RedHead® 12/24 Fire-Resistant Gun Safe - item # 38-872-255-00 - $949.00 on sale.

Built with a 12-gauge steel body that measures 59" x 30" x 22" for a total of 22.5 cubic feet of space with a 24 long gun capacity.
Features
• 1200°, 1.5 hour fire protection rating 
• Electronic 4-way gear driven lock
• Gold RedHead logo 
• Black textured finish 
• 5-spoke handle
• Weight: 630 lbs. 
• Limited lifetime warranty

Be sure to check out the fire protection rating.

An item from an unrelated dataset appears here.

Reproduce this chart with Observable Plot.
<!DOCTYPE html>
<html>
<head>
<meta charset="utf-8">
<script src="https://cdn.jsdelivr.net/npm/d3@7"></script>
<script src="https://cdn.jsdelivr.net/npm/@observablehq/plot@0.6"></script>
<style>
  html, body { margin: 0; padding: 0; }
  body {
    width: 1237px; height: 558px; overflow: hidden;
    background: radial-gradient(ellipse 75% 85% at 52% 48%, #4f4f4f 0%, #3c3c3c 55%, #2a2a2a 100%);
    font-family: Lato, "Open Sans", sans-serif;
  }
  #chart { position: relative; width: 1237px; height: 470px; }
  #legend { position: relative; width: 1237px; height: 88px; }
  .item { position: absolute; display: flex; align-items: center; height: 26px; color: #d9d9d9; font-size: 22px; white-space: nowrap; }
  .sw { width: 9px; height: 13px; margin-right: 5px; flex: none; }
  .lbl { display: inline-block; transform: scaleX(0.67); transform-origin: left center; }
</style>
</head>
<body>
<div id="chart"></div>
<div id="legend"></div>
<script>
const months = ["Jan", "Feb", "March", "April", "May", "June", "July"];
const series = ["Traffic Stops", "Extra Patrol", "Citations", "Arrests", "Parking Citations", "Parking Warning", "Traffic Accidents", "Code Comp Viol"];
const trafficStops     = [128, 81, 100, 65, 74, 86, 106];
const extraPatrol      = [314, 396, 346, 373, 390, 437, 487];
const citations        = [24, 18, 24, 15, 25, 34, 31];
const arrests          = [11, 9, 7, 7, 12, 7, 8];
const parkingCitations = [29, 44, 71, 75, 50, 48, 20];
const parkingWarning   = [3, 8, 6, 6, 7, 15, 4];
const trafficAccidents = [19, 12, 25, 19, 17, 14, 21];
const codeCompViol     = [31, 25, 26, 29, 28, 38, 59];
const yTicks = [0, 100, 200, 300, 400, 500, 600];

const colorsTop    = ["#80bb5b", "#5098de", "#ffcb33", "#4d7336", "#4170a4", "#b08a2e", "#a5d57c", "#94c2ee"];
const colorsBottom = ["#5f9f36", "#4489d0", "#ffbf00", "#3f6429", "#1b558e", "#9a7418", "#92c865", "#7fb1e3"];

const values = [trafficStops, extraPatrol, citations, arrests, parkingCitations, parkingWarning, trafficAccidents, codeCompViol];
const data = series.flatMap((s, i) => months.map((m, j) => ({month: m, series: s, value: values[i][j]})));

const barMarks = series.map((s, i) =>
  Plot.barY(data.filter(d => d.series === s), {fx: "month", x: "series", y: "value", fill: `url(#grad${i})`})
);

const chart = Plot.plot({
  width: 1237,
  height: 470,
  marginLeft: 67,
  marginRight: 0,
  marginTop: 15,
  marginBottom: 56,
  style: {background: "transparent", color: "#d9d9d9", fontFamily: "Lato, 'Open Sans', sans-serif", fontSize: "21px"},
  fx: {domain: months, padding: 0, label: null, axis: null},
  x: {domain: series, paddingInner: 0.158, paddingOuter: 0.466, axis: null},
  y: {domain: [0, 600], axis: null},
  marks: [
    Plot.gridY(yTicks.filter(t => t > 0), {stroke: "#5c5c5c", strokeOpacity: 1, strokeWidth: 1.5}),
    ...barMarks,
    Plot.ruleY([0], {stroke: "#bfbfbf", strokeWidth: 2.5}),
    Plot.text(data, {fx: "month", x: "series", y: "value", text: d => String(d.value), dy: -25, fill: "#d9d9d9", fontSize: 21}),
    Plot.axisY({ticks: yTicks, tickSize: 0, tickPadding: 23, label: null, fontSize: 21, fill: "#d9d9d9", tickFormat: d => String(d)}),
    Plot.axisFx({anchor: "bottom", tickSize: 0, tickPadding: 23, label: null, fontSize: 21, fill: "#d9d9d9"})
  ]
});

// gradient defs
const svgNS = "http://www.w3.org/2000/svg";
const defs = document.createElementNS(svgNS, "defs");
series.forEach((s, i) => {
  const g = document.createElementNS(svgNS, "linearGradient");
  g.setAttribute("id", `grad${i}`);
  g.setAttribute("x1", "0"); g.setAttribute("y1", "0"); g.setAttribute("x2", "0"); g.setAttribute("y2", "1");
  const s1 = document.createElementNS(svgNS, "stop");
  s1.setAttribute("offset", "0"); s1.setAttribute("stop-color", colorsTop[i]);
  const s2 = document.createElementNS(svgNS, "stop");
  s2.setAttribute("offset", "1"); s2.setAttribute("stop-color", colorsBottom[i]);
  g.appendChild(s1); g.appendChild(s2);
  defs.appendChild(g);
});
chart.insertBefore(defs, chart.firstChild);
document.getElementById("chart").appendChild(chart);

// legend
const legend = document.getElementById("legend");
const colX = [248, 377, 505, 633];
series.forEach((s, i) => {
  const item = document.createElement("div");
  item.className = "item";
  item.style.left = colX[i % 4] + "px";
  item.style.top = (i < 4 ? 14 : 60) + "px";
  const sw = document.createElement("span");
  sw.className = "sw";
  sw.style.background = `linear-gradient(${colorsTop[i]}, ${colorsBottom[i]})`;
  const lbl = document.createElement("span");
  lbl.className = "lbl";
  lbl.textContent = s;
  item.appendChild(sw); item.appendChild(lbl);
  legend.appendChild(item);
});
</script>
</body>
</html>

Small one gun safe under the bed with 5 button combination - I programed it so that I just push the outside two buttons at once to open it.

Cocked & locked inside.

Good luck


----------



## Rys2k8Altima (Oct 15, 2009)

Yeah.... Not really needing something that massive. I just need something to store some ammo and 2 handguns maybe


----------



## gmaske (Jan 7, 2008)

I picked up a used safe. I paid 50 bucks and it will hold 6 hand guns nicely. It's a standard and not a "GUN" safe but who cares. My protection pistol is in the bedside drawer and the safe is used when I'm not around. I also keep my "other" hand guns in it. It ain't quick to get in to but I don't need that.


----------



## Sonny Boy (Sep 20, 2009)

I started with a small one and now, I have two large ones. If you can, buy a large one, then you can fill it up with future pistols, rifles, and ammo. You can also store you valuables and documents in same.


----------



## Rys2k8Altima (Oct 15, 2009)

SO just buy a big pistol safe and call it a day


----------



## Sonny Boy (Sep 20, 2009)

If you have the room and the money, yes it will fill up fast.


----------



## Rys2k8Altima (Oct 15, 2009)

Sonny Boy said:


> If you have the room and the money, yes it will fill up fast.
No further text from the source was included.